# Start of PROVIDED RECORDS

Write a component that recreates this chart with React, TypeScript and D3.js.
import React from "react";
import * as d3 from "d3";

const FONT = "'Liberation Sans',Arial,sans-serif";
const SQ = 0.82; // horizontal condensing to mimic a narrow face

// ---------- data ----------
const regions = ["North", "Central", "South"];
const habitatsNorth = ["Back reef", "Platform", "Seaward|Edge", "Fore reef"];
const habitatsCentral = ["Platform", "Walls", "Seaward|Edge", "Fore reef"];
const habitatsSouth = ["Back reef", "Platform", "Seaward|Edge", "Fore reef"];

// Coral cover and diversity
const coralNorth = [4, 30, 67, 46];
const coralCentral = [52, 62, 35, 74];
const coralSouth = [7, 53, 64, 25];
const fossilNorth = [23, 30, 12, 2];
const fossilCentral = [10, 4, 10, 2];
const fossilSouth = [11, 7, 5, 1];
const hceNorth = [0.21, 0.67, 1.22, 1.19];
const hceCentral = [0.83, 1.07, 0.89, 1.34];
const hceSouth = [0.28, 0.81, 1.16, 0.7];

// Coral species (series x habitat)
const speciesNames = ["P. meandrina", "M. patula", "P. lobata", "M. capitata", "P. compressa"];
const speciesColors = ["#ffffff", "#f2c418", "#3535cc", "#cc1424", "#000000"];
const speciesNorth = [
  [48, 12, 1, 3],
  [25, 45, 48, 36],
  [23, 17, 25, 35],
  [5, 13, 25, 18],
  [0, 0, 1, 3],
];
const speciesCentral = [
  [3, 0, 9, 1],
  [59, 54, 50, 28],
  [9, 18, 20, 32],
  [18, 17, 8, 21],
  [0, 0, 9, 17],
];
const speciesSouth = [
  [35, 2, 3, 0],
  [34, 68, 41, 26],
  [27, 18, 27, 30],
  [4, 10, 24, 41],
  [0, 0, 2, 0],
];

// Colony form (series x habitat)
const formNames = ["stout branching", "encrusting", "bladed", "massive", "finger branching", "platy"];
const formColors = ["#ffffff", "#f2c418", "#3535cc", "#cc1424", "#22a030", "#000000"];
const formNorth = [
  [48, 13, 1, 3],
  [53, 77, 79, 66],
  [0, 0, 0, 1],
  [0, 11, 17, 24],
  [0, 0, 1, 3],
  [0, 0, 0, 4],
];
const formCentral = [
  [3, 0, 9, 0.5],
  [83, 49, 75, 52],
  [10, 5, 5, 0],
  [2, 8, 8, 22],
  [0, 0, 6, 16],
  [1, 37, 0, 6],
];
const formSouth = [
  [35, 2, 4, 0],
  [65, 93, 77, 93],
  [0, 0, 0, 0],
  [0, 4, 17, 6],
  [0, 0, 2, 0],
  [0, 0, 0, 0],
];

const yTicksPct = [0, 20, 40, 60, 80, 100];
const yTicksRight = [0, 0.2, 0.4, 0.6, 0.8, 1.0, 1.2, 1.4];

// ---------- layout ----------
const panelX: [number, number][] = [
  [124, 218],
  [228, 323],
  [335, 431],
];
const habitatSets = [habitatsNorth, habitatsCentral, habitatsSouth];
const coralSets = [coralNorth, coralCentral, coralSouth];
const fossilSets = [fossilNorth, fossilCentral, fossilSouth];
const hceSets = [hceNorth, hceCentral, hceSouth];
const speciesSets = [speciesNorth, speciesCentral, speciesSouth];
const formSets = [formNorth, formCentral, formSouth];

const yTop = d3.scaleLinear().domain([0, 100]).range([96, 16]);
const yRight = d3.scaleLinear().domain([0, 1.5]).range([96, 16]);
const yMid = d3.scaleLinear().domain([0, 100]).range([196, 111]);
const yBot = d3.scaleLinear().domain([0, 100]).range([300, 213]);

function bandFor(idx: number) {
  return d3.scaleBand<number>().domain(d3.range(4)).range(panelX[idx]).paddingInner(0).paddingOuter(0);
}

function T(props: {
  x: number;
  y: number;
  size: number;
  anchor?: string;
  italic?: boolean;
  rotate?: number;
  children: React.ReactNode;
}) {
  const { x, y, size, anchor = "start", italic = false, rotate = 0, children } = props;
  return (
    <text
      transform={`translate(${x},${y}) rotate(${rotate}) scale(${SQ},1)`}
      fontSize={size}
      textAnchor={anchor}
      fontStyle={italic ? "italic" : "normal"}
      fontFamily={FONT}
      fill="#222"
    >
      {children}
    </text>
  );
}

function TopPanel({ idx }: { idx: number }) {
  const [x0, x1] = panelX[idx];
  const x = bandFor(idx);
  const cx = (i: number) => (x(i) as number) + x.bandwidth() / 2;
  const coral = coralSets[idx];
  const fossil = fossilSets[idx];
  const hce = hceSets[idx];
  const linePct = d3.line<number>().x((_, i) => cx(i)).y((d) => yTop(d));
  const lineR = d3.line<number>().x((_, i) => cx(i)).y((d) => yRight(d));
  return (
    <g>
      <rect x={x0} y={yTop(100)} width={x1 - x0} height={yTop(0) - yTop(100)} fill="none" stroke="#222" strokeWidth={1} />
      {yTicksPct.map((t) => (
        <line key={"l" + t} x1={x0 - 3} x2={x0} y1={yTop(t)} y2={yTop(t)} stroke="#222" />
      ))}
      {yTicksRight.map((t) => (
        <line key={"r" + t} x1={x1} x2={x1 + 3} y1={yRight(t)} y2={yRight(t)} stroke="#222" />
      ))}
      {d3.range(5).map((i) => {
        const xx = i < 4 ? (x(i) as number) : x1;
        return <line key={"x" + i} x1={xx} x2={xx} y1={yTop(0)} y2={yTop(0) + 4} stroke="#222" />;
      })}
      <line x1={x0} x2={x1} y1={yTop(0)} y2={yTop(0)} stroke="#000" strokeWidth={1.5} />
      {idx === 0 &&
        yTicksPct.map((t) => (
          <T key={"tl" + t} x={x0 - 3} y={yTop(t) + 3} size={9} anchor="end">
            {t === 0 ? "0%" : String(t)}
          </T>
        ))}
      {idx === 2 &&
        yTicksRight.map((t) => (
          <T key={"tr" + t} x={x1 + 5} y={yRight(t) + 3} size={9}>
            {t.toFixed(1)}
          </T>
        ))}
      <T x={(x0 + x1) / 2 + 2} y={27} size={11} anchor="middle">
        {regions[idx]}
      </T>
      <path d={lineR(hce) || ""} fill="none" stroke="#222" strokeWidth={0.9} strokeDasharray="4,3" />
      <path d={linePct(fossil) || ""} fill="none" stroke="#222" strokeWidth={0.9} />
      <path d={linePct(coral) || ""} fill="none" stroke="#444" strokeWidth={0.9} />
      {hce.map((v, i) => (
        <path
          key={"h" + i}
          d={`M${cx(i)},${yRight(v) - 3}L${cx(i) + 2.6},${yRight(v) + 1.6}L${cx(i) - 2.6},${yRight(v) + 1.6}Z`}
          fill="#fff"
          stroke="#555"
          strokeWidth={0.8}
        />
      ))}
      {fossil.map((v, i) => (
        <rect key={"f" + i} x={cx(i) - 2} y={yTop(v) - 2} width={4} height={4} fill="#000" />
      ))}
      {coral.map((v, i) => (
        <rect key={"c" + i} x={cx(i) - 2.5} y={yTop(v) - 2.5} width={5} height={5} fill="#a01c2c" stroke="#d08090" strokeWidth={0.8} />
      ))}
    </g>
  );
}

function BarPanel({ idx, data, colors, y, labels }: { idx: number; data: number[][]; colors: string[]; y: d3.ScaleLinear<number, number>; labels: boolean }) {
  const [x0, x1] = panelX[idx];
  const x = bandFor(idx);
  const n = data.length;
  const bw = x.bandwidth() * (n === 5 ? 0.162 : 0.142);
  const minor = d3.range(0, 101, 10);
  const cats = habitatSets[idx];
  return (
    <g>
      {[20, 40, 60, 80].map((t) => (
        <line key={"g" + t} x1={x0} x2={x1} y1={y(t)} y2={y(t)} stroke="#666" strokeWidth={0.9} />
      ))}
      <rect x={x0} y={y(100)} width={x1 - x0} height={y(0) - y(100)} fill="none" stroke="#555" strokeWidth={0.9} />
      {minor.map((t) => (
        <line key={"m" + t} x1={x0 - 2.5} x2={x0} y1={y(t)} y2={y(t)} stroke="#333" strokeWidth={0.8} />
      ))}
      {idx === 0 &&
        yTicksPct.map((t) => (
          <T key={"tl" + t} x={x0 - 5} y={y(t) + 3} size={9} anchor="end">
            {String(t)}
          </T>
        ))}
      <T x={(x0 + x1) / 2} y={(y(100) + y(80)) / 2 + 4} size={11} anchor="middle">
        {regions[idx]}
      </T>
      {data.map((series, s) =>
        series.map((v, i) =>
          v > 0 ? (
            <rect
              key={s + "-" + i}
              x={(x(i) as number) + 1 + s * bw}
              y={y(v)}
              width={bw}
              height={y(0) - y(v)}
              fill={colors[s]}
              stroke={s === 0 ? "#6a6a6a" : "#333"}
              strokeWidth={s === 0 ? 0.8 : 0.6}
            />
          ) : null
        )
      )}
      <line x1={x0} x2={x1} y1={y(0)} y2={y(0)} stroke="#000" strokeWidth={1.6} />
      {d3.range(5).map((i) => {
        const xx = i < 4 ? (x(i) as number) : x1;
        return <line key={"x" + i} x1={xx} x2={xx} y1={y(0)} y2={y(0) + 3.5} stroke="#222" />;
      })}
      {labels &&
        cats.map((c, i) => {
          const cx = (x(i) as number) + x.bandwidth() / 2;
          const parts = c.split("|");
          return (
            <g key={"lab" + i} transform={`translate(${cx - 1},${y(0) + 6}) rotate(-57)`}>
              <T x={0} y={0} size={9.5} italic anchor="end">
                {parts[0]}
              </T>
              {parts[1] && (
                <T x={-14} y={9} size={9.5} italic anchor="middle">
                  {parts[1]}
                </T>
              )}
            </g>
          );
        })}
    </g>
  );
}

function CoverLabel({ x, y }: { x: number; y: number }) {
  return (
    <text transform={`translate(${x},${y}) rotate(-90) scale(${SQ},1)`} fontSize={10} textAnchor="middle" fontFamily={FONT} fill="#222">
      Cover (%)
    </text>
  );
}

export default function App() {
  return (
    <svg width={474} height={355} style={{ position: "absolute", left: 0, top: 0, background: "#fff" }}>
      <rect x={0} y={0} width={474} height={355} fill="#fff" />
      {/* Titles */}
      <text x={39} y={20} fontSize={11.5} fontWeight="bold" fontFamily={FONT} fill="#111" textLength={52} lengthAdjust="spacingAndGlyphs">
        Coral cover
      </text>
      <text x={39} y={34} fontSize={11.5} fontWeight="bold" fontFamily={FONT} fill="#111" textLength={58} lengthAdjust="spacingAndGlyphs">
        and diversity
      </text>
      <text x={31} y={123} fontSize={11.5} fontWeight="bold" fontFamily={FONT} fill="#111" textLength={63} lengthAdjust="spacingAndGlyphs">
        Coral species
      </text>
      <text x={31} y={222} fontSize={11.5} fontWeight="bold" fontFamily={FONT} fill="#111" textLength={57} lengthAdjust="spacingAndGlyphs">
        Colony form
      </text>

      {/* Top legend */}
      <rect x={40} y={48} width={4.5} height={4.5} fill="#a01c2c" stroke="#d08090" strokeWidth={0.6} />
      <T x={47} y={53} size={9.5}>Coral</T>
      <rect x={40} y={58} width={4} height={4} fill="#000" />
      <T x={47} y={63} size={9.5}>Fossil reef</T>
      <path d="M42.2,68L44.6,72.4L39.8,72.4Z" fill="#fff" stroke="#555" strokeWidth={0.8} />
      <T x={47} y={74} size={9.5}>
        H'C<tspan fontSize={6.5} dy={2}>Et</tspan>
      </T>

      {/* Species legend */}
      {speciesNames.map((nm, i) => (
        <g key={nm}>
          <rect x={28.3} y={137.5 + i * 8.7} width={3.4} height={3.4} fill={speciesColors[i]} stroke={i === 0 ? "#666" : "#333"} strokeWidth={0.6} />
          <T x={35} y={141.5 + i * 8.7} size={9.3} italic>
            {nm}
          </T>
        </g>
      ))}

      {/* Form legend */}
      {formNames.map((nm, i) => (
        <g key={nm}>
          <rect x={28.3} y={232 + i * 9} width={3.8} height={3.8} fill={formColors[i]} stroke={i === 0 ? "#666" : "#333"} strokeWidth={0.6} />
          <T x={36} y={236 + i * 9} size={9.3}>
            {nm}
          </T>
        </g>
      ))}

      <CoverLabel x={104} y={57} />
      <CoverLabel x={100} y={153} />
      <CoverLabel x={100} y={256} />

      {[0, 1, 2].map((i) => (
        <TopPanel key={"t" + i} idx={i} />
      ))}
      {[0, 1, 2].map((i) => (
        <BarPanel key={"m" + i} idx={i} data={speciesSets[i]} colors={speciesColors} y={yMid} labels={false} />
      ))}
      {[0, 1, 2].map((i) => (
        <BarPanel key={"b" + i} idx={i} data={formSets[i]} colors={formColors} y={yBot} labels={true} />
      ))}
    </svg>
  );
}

# End of PROVIDED RECORDS
# Start of PROVIDED RECORDS

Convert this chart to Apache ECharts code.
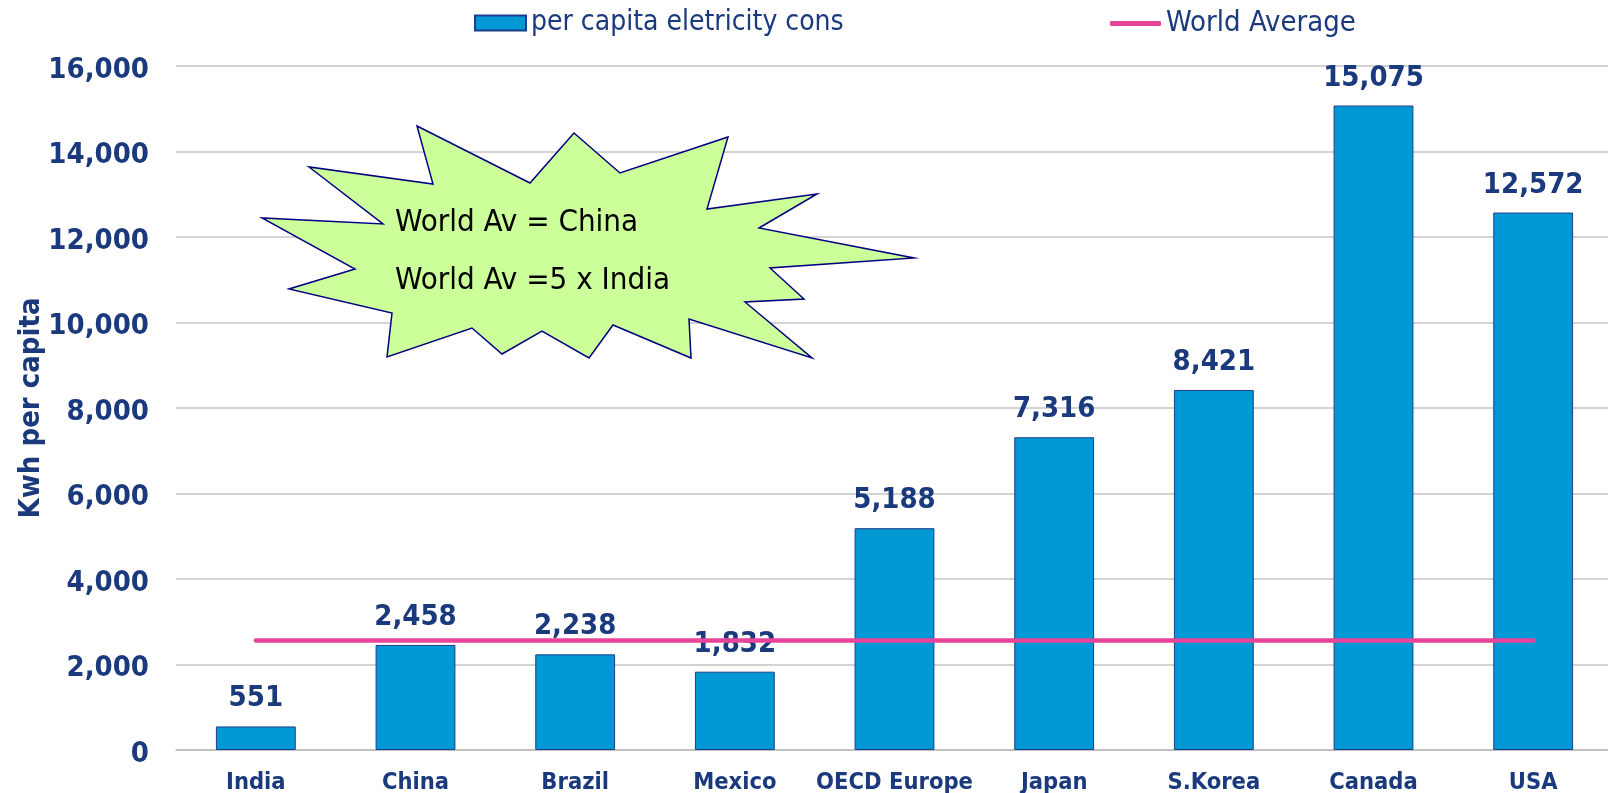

# End of PROVIDED RECORDS

- **PROBLEM TO SOLVE**
Write out, from the lines above, only those from the line with "Write a component" to the line with "const SQ = 0.82;", exactly as given, including the first and the last.

- **WRITTEN RESPONSE**
Write a component that recreates this chart with React, TypeScript and D3.js.
import React from "react";
import * as d3 from "d3";

const FONT = "'Liberation Sans',Arial,sans-serif";
const SQ = 0.82; // horizontal condensing to mimic a narrow face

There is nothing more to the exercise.